Aged Riesling is an entirely different treasure. In good cellars, five, ten or twenty years can perform a transformation of epic proportions. The wines turn into jewels with notes of lemon butter, toast and honey. A bottle of Jim Barry’s Florita from 2005, just last night, could not have been more thrilling. 2005 was a stunning vintage and put simply, this was surely one of the greatest whites ever made in this country.
Now you may struggle to find a bottle of the 2005, unless you have a well-stocked cellar, although many wineries do offer museum releases at times, but there are so many other choices. The Clare Valley is usually the first stop. The limes, lemons and florals are at their peak here. Grosset is justifiably famous. Pikes, O’Leary Walker, Taylors, Mt Horrocks, Jim Barry, KT and Petaluma are just a few of the names. Vickery, Kilikanoon, Paulett’s, Kirrihill, Tim Adams, Tim Gramp, Skillogalee, Knappstein, Leasingham, clos Clare, Sevenhill, Crabtree and Mitchells are also making cracking Riesling. These days, many producers have recognized that the sub-regions of the Clare can offer very different wines. So we have wineries releasing Rieslings from both Watervale and the Polish Hill River region as examples.
These wines will age brilliantly. Two producers who have made a speciality of Riesling are John Hughes at Rieslingfreak, with a wide array of locales and styles, and Neil Pike at Limefinger who has a retirement project making just two fabulous Rieslings, the Learnings from Watervale and Solace from the Polish Hill River sub-region. Yet to try the Hatch Rieslings, though hopefully that will be rectified next week, so keep an eye out. Another retirement project, this time from Chris Hatcher, who was chief winemaker for the Treasury group, and so much more for many years. If anyone knows how to make great wines, especially Rieslings, it is Hatch, so don’t miss out. The Eden Valley has a reputation which sits alongside the Clare.

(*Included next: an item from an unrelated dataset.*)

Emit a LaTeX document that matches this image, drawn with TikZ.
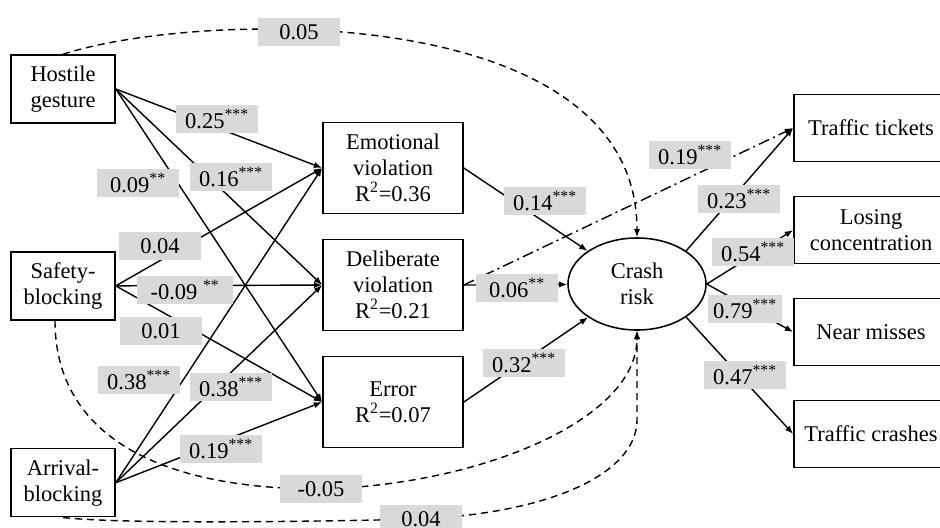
\documentclass[tikz,border=0pt]{standalone}
\usepackage{fontspec}
\setmainfont{Liberation Serif}
\usetikzlibrary{arrows.meta, positioning, shapes.geometric}

\begin{document}
\begin{tikzpicture}[
    x=0.025cm, y=-0.025cm,
    font=\fontsize{16pt}{18.5pt}\selectfont,
    src/.style={rectangle, draw, line width=1.1pt, minimum width=2.6cm, minimum height=1.7cm, align=center, inner sep=2pt},
    med/.style={rectangle, draw, line width=1.1pt, minimum width=3.5cm, minimum height=2.275cm, align=center, inner sep=2pt},
    outc/.style={rectangle, draw, line width=1.1pt, minimum width=3.85cm, minimum height=1.675cm, align=center, inner sep=2pt},
    coef/.style={rectangle, fill=gray!30, minimum width=2.05cm, minimum height=0.72cm, inner sep=1pt},
    link/.style={line width=1pt, -{Latex[length=6pt, width=4.5pt]}},
    cov/.style={link, dash pattern=on 5pt off 3.5pt},
    spill/.style={link, dash pattern=on 8pt off 3pt on 1.5pt off 3pt}
]
    \useasboundingbox (0,0) rectangle (940,527);

    % predictors
    \node[src] (hg) at (63,89) {Hostile\\gesture};
    \node[src, below of=hg, node distance=4.92cm] (sb) {Safety-\\blocking};
    \node[src, below of=sb, node distance=4.92cm] (ab) {Arrival-\\blocking};

    % mediators
    \node[med] (ev) at (393,168) {Emotional\\violation\\R\textsuperscript{2}=0.36};
    \node[med, below of=ev, node distance=2.925cm] (dv) {Deliberate\\violation\\R\textsuperscript{2}=0.21};
    \node[med, below of=dv, node distance=2.925cm] (er) {Error\\R\textsuperscript{2}=0.07};

    % crash risk and outcomes
    \node[ellipse, draw, line width=1.1pt, minimum width=3.45cm, minimum height=2.3cm, align=center, inner sep=1pt] (cr) at (637,284) {Crash\\risk};
    \node[outc] (tt) at (871,128) {Traffic tickets};
    \node[outc, below of=tt, node distance=2.55cm] (lc) {Losing\\concentration};
    \node[outc, below of=lc, node distance=2.55cm] (nm) {Near misses};
    \node[outc, below of=nm, node distance=2.55cm] (tc) {Traffic crashes};

    % direct paths
    \foreach \s in {hg, sb, ab}
        \foreach \m in {ev, dv, er}
            \draw[link] (\s.east) -- (\m.west);
    \foreach \m in {ev, dv, er}
        \draw[link] (\m.east) -- (cr);
    \draw[link] (cr.34) -- (tt.west);
    \draw[link] (cr.east) -- (lc.west);
    \draw[link] (cr.east) -- (nm.west);
    \draw[link] (cr.-34) -- (tc.west);
    \draw[spill] (dv.east) -- (tt.west);

    % covariate paths
    \draw[cov] (hg.north) .. controls (200,10) and (637,0) .. (cr.north);
    \draw[cov] ([xshift=-0.2cm]sb.south) .. controls (55,430) and (150,489) .. (321,489)
        .. controls (480,485) and (637,420) .. (cr.south);
    \draw[cov] (ab.south) .. controls (120,524) and (300,522) .. (421,519)
        .. controls (560,512) and (637,470) .. (637,420) -- (cr.south);

    % coefficients
    \node[coef] at (299,32) {0.05};
    \node[coef] at (217,119) {0.25\textsuperscript{***}};
    \node[coef] at (231,177) {0.16\textsuperscript{***}};
    \node[coef] at (138,183) {0.09\textsuperscript{**}};
    \node[coef] at (160,246) {0.04};
    \node[coef, minimum width=2.42cm] at (185,290) {-0.09 \textsuperscript{**}};
    \node[coef] at (161,331) {0.01};
    \node[coef] at (139,380) {0.38\textsuperscript{***}};
    \node[coef] at (231,387) {0.38\textsuperscript{***}};
    \node[coef] at (221,449) {0.19\textsuperscript{***}};
    \node[coef] at (321,489) {-0.05};
    \node[coef] at (421,519) {0.04};
    \node[coef] at (545,201) {0.14\textsuperscript{***}};
    \node[coef] at (517,288) {0.06\textsuperscript{**}};
    \node[coef] at (524,363) {0.32\textsuperscript{***}};
    \node[coef] at (690,155) {0.19\textsuperscript{***}};
    \node[coef] at (739,199) {0.23\textsuperscript{***}};
    \node[coef] at (753,252) {0.54\textsuperscript{***}};
    \node[coef, minimum width=1.85cm] at (745,309) {0.79\textsuperscript{***}};
    \node[coef] at (745,375) {0.47\textsuperscript{***}};
\end{tikzpicture}
\end{document}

The wines also offer the fine citrus and florals, but tend to be a little more elegant and delicate. Again, the wines have an exciting future if in a good cellar. Pewsey Vale is one of our oldest Riesling producers and one of the best. Heggies, Henschke, Peter Lehmann, especially their Wigan, Tapanappa and more are all worth exploring. Orlando’s Steingarten is a legendary wine. Tim Smith, Penfold’s, Sorby Adams, Mountadam, Elderton and Thorn Clarke are others to explore. Vintages in both the Clare and Eden Valleys tend along similar lines. 2021, 2022 and 2023 are all spectacular years, especially 2022. Do not hesitate to fill the cellar with these gems.
Moving west, the Great Southern region has confirmed its quality. Howard Park has long been a stalwart, while Frankland Estate, with their wide and intriguing array has established itself as one of the country’s best Riesling producers. Castle Rock should be on everyone’s radar. Victoria has wines like Seppelt’s Drumborg that are perennial favourites. Crawford River is a cult star, while Mac Forbes has pushed the boundaries of Riesling as much as anyone in the country. The cooler climate (at times) around Canberra has helped wineries like Lark Hill, Helm and Clonakilla all establish solid reputations for their Riesling. Heading south, many see Tasmania as the future – climate change is not dissuading anyone of this view. Many are small producers rarely seen, but some do filter through to the mainland. Bream Creek may be hard to find but is worth chasing. Freycinet make Riesling that seems simply ageless. Pressing Matters has focused very much on Riesling and offer an array at differing levels of residual sweetness. Something for everyone. Make sure Riesling is front and centre for your summer drinking.